— Task to complete —
Give every line back verbatim, dropping all images.

— Material provided —

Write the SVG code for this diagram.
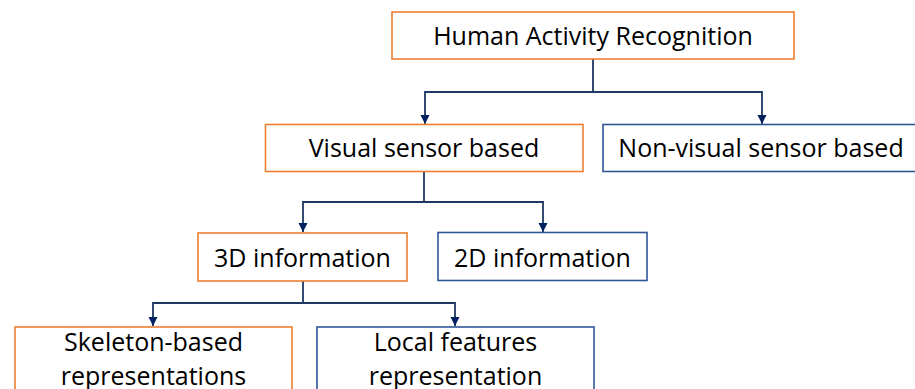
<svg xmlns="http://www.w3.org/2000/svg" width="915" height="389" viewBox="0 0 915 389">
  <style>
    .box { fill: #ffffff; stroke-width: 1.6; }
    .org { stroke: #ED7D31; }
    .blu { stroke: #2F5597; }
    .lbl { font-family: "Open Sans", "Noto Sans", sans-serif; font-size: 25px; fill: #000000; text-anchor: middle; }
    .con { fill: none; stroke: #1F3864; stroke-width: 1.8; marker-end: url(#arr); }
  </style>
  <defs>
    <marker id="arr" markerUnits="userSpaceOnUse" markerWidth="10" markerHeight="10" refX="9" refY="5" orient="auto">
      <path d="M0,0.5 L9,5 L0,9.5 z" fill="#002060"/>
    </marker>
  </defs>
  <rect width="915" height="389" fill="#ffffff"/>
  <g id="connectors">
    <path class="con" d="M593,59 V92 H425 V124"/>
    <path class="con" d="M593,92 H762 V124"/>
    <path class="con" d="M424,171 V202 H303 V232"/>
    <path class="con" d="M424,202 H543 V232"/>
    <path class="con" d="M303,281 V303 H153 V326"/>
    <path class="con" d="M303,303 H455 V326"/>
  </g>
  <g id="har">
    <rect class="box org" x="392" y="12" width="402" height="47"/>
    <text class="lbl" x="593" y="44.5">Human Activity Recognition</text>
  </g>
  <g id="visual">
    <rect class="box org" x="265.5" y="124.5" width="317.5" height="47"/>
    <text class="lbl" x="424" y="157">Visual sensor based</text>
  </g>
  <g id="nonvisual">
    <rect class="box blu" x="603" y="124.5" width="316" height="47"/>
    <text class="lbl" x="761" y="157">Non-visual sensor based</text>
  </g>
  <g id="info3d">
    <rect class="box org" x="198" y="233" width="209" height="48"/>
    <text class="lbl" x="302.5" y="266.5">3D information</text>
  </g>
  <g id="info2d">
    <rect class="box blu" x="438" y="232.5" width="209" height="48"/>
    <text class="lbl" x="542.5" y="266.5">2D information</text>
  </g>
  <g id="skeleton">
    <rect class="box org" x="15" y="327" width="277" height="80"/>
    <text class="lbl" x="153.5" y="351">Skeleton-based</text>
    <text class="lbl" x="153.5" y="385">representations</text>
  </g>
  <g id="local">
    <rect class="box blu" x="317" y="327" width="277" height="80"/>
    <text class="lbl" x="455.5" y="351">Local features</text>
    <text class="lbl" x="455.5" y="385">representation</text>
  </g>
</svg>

— Written solution —
Write the SVG code for this diagram.
<svg xmlns="http://www.w3.org/2000/svg" width="915" height="389" viewBox="0 0 915 389">
  <style>
    .box { fill: #ffffff; stroke-width: 1.6; }
    .org { stroke: #ED7D31; }
    .blu { stroke: #2F5597; }
    .lbl { font-family: "Open Sans", "Noto Sans", sans-serif; font-size: 25px; fill: #000000; text-anchor: middle; }
    .con { fill: none; stroke: #1F3864; stroke-width: 1.8; marker-end: url(#arr); }
  </style>
  <defs>
    <marker id="arr" markerUnits="userSpaceOnUse" markerWidth="10" markerHeight="10" refX="9" refY="5" orient="auto">
      <path d="M0,0.5 L9,5 L0,9.5 z" fill="#002060"/>
    </marker>
  </defs>
  <rect width="915" height="389" fill="#ffffff"/>
  <g id="connectors">
    <path class="con" d="M593,59 V92 H425 V124"/>
    <path class="con" d="M593,92 H762 V124"/>
    <path class="con" d="M424,171 V202 H303 V232"/>
    <path class="con" d="M424,202 H543 V232"/>
    <path class="con" d="M303,281 V303 H153 V326"/>
    <path class="con" d="M303,303 H455 V326"/>
  </g>
  <g id="har">
    <rect class="box org" x="392" y="12" width="402" height="47"/>
    <text class="lbl" x="593" y="44.5">Human Activity Recognition</text>
  </g>
  <g id="visual">
    <rect class="box org" x="265.5" y="124.5" width="317.5" height="47"/>
    <text class="lbl" x="424" y="157">Visual sensor based</text>
  </g>
  <g id="nonvisual">
    <rect class="box blu" x="603" y="124.5" width="316" height="47"/>
    <text class="lbl" x="761" y="157">Non-visual sensor based</text>
  </g>
  <g id="info3d">
    <rect class="box org" x="198" y="233" width="209" height="48"/>
    <text class="lbl" x="302.5" y="266.5">3D information</text>
  </g>
  <g id="info2d">
    <rect class="box blu" x="438" y="232.5" width="209" height="48"/>
    <text class="lbl" x="542.5" y="266.5">2D information</text>
  </g>
  <g id="skeleton">
    <rect class="box org" x="15" y="327" width="277" height="80"/>
    <text class="lbl" x="153.5" y="351">Skeleton-based</text>
    <text class="lbl" x="153.5" y="385">representations</text>
  </g>
  <g id="local">
    <rect class="box blu" x="317" y="327" width="277" height="80"/>
    <text class="lbl" x="455.5" y="351">Local features</text>
    <text class="lbl" x="455.5" y="385">representation</text>
  </g>
</svg>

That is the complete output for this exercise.